--- Begin Information supplied ---
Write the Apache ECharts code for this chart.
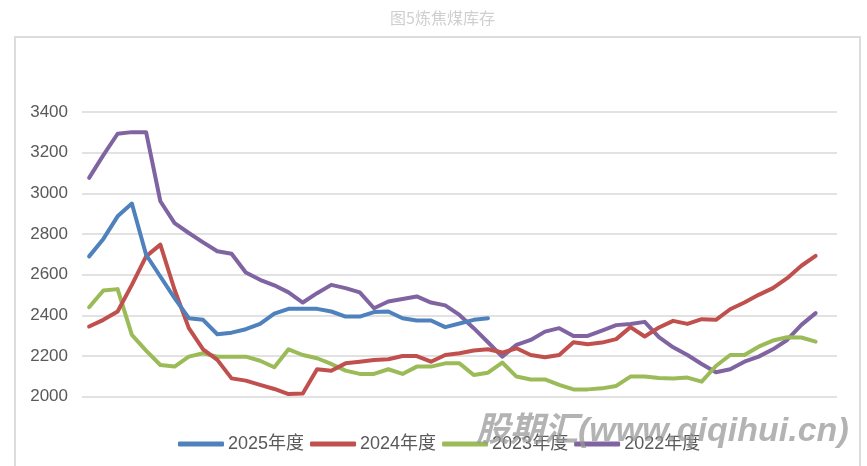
<!DOCTYPE html>
<html>
<head>
<meta charset="utf-8">
<script src="https://cdn.jsdelivr.net/npm/echarts@6/dist/echarts.min.js"></script>
<style>html,body{margin:0;padding:0;background:#fff;}#c{width:867px;height:466px;}</style>
</head>
<body>
<div id="c"></div>
<script>
const weeks = ['1','2','3','4','5','6','7','8','9','10','11','12','13','14','15','16','17','18','19','20','21','22','23','24','25','26','27','28','29','30','31','32','33','34','35','36','37','38','39','40','41','42','43','44','45','46','47','48','49','50','51','52','53'];
const seriesNames = ['2025年度','2024年度','2023年度','2022年度'];
const y2025 = [2690,2776,2887,2950,2698,2591,2485,2386,2378,2307,2315,2332,2358,2408,2432,2432,2432,2419,2394,2394,2416,2419,2386,2375,2375,2342,2360,2378,2386];
const y2024 = [2345,2378,2419,2550,2690,2748,2526,2337,2233,2181,2090,2079,2058,2038,2013,2016,2135,2128,2164,2172,2181,2184,2200,2200,2172,2205,2214,2227,2233,2217,2238,2205,2194,2205,2268,2258,2266,2283,2342,2296,2340,2373,2358,2381,2378,2430,2463,2501,2534,2583,2644,2693];
const y2023 = [2440,2522,2529,2304,2227,2156,2148,2197,2214,2197,2197,2197,2177,2145,2233,2205,2189,2161,2128,2112,2112,2135,2112,2148,2148,2164,2164,2107,2118,2168,2099,2085,2085,2058,2036,2036,2041,2053,2099,2099,2092,2090,2094,2074,2151,2205,2205,2246,2276,2292,2291,2271];
const y2022 = [3076,3188,3293,3301,3301,2961,2854,2805,2759,2715,2703,2611,2575,2548,2513,2463,2509,2550,2534,2513,2435,2468,2480,2493,2463,2449,2402,2337,2268,2197,2255,2279,2320,2337,2299,2299,2325,2352,2358,2368,2293,2243,2205,2161,2120,2135,2172,2197,2233,2279,2353,2411];
const yTicks = {min:2000, max:3400, step:200};
const titleText = '图5炼焦煤库存';
const watermark = '股期汇(www.qiqihui.cn)';

const colors = ['#4F81BD','#C0504D','#9BBB59','#8064A2'];
const datas = [y2025, y2024, y2023, y2022];

const chart = echarts.init(document.getElementById('c'), null, {renderer:'canvas'});
chart.setOption({
  animation: false,
  backgroundColor: '#fff',
  title: {
    text: titleText, left: 385, top: 5,
    textStyle: {color:'#cfcfcf', fontSize:16, fontWeight:'normal', fontFamily:'"Noto Sans CJK SC", sans-serif'}
  },
  graphic: [
    {type:'rect', shape:{x:15, y:37, width:845, height:460}, style:{fill:'none', stroke:'#dcdcdc', lineWidth:2}, silent:true, z:-1},
    {type:'text', left:476, top:415, z:100, silent:true,
     style:{text: watermark, fill:'rgba(150,150,150,0.72)', font:'italic bold 34px "Liberation Sans", "Noto Sans CJK SC", sans-serif'}}
  ],
  legend: {
    data: seriesNames,
    left: 173, top: 430,
    icon: 'roundRect', itemWidth: 46, itemHeight: 5, itemGap: 6,
    textStyle: {color:'#595959', fontSize:18, fontFamily:'"Liberation Sans", "Noto Sans CJK SC", sans-serif', padding:[0,0,0,-1]}
  },
  grid: {left:82, right:30, top:112, bottom:69.3, containLabel:false},
  xAxis: {
    type:'category', data: weeks, boundaryGap:true,
    axisLine:{show:false}, axisTick:{show:false}, axisLabel:{show:false}, splitLine:{show:false}
  },
  yAxis: {
    type:'value', min:yTicks.min, max:yTicks.max, interval:yTicks.step,
    axisLine:{show:false}, axisTick:{show:false},
    axisLabel:{color:'#595959', fontSize:17, margin:14, fontFamily:'"Liberation Sans", sans-serif', formatter: v => String(v)},
    splitLine:{lineStyle:{color:'#d9d9d9', width:1.5}}
  },
  series: seriesNames.map((n,i)=>({
    name:n, type:'line', data:datas[i], showSymbol:false, symbol:'none',
    color: colors[i],
    lineStyle:{width:4, color:colors[i], cap:'round', join:'round'},
    z: 10 - i
  }))
});
</script>
</body>
</html>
--- End Information supplied ---
Instructions to follow
Repeat verbatim all the material, but not the pictures.

Final answer
Write the Apache ECharts code for this chart.
<!DOCTYPE html>
<html>
<head>
<meta charset="utf-8">
<script src="https://cdn.jsdelivr.net/npm/echarts@6/dist/echarts.min.js"></script>
<style>html,body{margin:0;padding:0;background:#fff;}#c{width:867px;height:466px;}</style>
</head>
<body>
<div id="c"></div>
<script>
const weeks = ['1','2','3','4','5','6','7','8','9','10','11','12','13','14','15','16','17','18','19','20','21','22','23','24','25','26','27','28','29','30','31','32','33','34','35','36','37','38','39','40','41','42','43','44','45','46','47','48','49','50','51','52','53'];
const seriesNames = ['2025年度','2024年度','2023年度','2022年度'];
const y2025 = [2690,2776,2887,2950,2698,2591,2485,2386,2378,2307,2315,2332,2358,2408,2432,2432,2432,2419,2394,2394,2416,2419,2386,2375,2375,2342,2360,2378,2386];
const y2024 = [2345,2378,2419,2550,2690,2748,2526,2337,2233,2181,2090,2079,2058,2038,2013,2016,2135,2128,2164,2172,2181,2184,2200,2200,2172,2205,2214,2227,2233,2217,2238,2205,2194,2205,2268,2258,2266,2283,2342,2296,2340,2373,2358,2381,2378,2430,2463,2501,2534,2583,2644,2693];
const y2023 = [2440,2522,2529,2304,2227,2156,2148,2197,2214,2197,2197,2197,2177,2145,2233,2205,2189,2161,2128,2112,2112,2135,2112,2148,2148,2164,2164,2107,2118,2168,2099,2085,2085,2058,2036,2036,2041,2053,2099,2099,2092,2090,2094,2074,2151,2205,2205,2246,2276,2292,2291,2271];
const y2022 = [3076,3188,3293,3301,3301,2961,2854,2805,2759,2715,2703,2611,2575,2548,2513,2463,2509,2550,2534,2513,2435,2468,2480,2493,2463,2449,2402,2337,2268,2197,2255,2279,2320,2337,2299,2299,2325,2352,2358,2368,2293,2243,2205,2161,2120,2135,2172,2197,2233,2279,2353,2411];
const yTicks = {min:2000, max:3400, step:200};
const titleText = '图5炼焦煤库存';
const watermark = '股期汇(www.qiqihui.cn)';

const colors = ['#4F81BD','#C0504D','#9BBB59','#8064A2'];
const datas = [y2025, y2024, y2023, y2022];

const chart = echarts.init(document.getElementById('c'), null, {renderer:'canvas'});
chart.setOption({
  animation: false,
  backgroundColor: '#fff',
  title: {
    text: titleText, left: 385, top: 5,
    textStyle: {color:'#cfcfcf', fontSize:16, fontWeight:'normal', fontFamily:'"Noto Sans CJK SC", sans-serif'}
  },
  graphic: [
    {type:'rect', shape:{x:15, y:37, width:845, height:460}, style:{fill:'none', stroke:'#dcdcdc', lineWidth:2}, silent:true, z:-1},
    {type:'text', left:476, top:415, z:100, silent:true,
     style:{text: watermark, fill:'rgba(150,150,150,0.72)', font:'italic bold 34px "Liberation Sans", "Noto Sans CJK SC", sans-serif'}}
  ],
  legend: {
    data: seriesNames,
    left: 173, top: 430,
    icon: 'roundRect', itemWidth: 46, itemHeight: 5, itemGap: 6,
    textStyle: {color:'#595959', fontSize:18, fontFamily:'"Liberation Sans", "Noto Sans CJK SC", sans-serif', padding:[0,0,0,-1]}
  },
  grid: {left:82, right:30, top:112, bottom:69.3, containLabel:false},
  xAxis: {
    type:'category', data: weeks, boundaryGap:true,
    axisLine:{show:false}, axisTick:{show:false}, axisLabel:{show:false}, splitLine:{show:false}
  },
  yAxis: {
    type:'value', min:yTicks.min, max:yTicks.max, interval:yTicks.step,
    axisLine:{show:false}, axisTick:{show:false},
    axisLabel:{color:'#595959', fontSize:17, margin:14, fontFamily:'"Liberation Sans", sans-serif', formatter: v => String(v)},
    splitLine:{lineStyle:{color:'#d9d9d9', width:1.5}}
  },
  series: seriesNames.map((n,i)=>({
    name:n, type:'line', data:datas[i], showSymbol:false, symbol:'none',
    color: colors[i],
    lineStyle:{width:4, color:colors[i], cap:'round', join:'round'},
    z: 10 - i
  }))
});
</script>
</body>
</html>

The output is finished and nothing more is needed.